Amid the outlook change and downgrades, the other good news is that Fitch affirmed the country ceiling at BBB+, which is in line with its previous assessments. The agency also affirmed Colombia’s senior unsecured foreign currency bonds rating at BBB and short-term foreign currency rating at F2. A new short-term local currency IDR of F2 was assigned as well.
Colombia Ratings Change Potential
The negative outlook means that Colombia’s ratings are more likely to fall than rise in Fitch’s subsequent reviews. The most probable reasons that a downgrade could occur are the government’s failure to reduce its fiscal deficit or stabilize its debt burden. The nation’s large external imbalances and macroeconomic imbalances, which could undermine the credibility of the policy framework, are other key risks.

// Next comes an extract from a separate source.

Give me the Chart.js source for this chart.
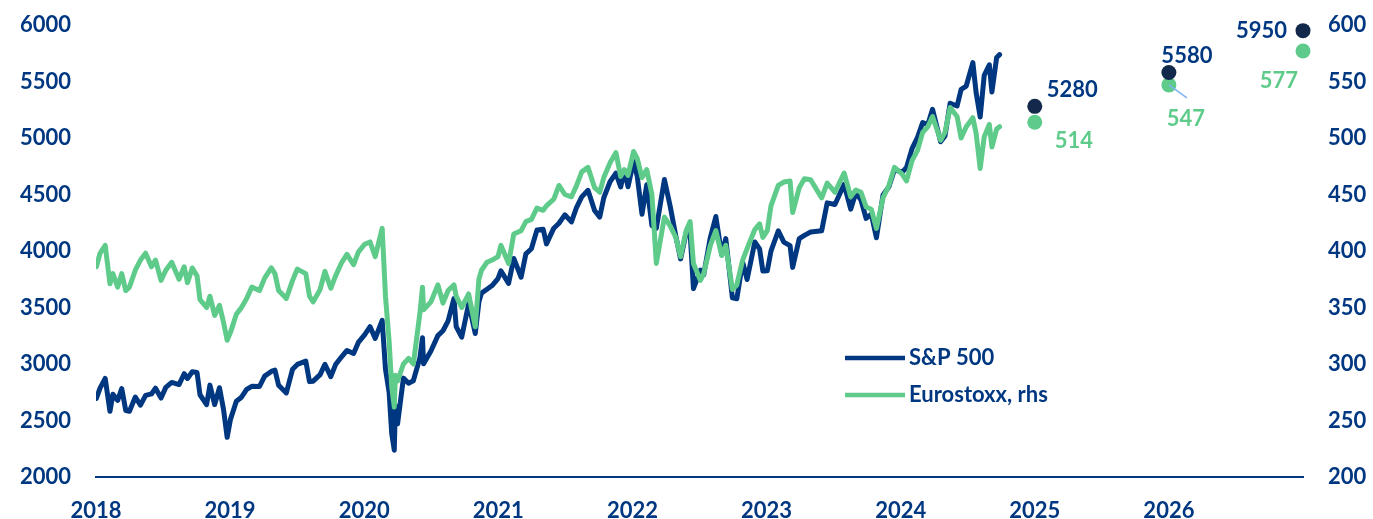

There is also some, albeit unlikely, chance of Colombia getting a ratings upgrade in the near term, says Fitch. The biggest boon to that possibility would be the government finding a way to reduce its current account deficit and put the country on an improved debt trajectory.
Fitch also lists the peace process as a potential driver of growth. Colombia is in the final stages of reaching an accord with the Revolutionary Armed Forces of Colombia (FARC) guerrilla group to end more than a half-century of war. The government expects an agreement to be reached soon, allowing the nation to vote by plebiscite on peace before the end of the year.
“The implementation of a peace agreement could provide a confidence boost in the short term and medium- to long-term benefits (i.e., with investment in energy and agriculture) that could increase growth prospects,” wrote Fitch. “In the near term and, given the wider fiscal deficit, such an agreement would highlight the importance for the government to rebuild its revenue base to accommodate required investment without jeopardizing fiscal consolidation.”